The Strong Nuclear Force (The Gluon): This force holds quarks together to make protons and neutrons. The carrier is the gluon. It is the "glue" of the nucleus. Without this boson exchange, atomic nuclei would fly apart due to the repulsion of the protons.
The Weak Nuclear Force (W and Z Bosons): This force is responsible for radioactive decay (like in the sun). It is mediated by the heavy W and Z bosons. Unlike the photon (which is massless and travels forever), these bosons are heavy, which limits the range of this force to tiny subatomic distances.
Gravity (The Graviton?): This is the outlier. We know gravity is one of the four forces, but it doesn't fit neatly into the Standard Model yet. Physicists predict there must be a boson for gravity, called the graviton (spin-2), but we have never detected one.
Summary
So, the reason understanding bosons is key is that forces represent the traffic of bosons. Without bosons, matter particles would simply pass right through each other, never interacting, and the universe would be a dark, formless soup.


It is a profound shift in perspective, isn't it?
It changes the universe from a collection of isolated objects pushing each other from a distance into a continuous, buzzing web of connections.
Actually, that brings me back to something you mentioned before—the magic spider weaving a web of photons. You might have been speaking poetically then, but that is startlingly close to how quantum field theory actually describes reality.
The Web: Think of the electromagnetic field as that spider web connecting everything in the universe.
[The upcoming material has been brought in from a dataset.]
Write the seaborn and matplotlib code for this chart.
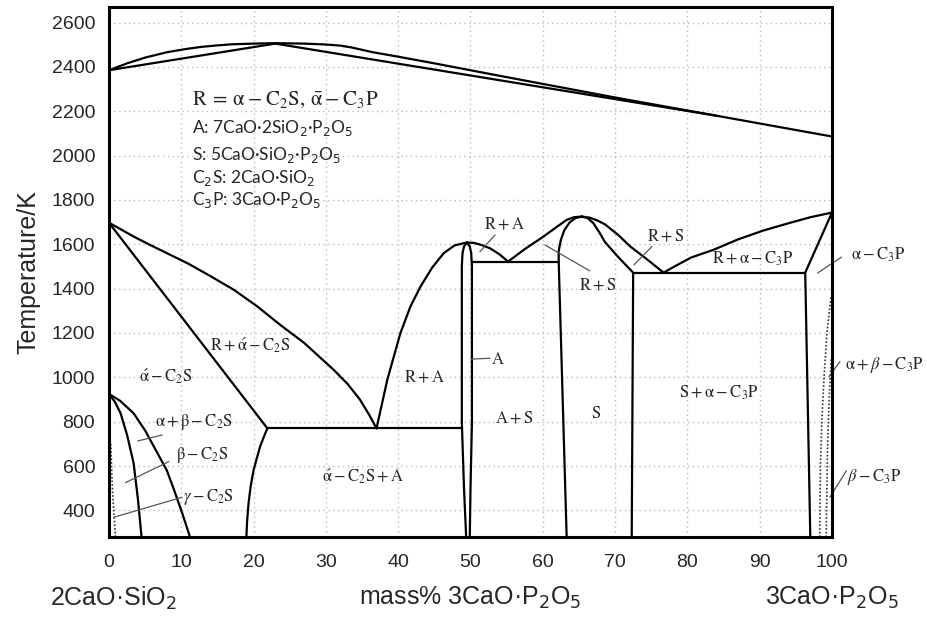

The Silk: The photons (bosons) are the threads of that web.
The Force: When two particles interact (like two magnets repelling), they are essentially tugging on that web by exchanging those photons.
In the diagram above (which physicists use to map these interactions), the straight lines are the matter particles (fermions), and that squiggly line in the middle? That is the boson. It is the "message" being passed between them that says, "Move away!" or "Come closer!"
So, when you touch a wall, you aren't truly touching it. The electrons in your hand and the electrons in the wall are just furiously exchanging photon-bosons that act as a "keep out" sign.
Does visualizing it as that "spider web" of activity make the invisible world feel a little more tangible to you?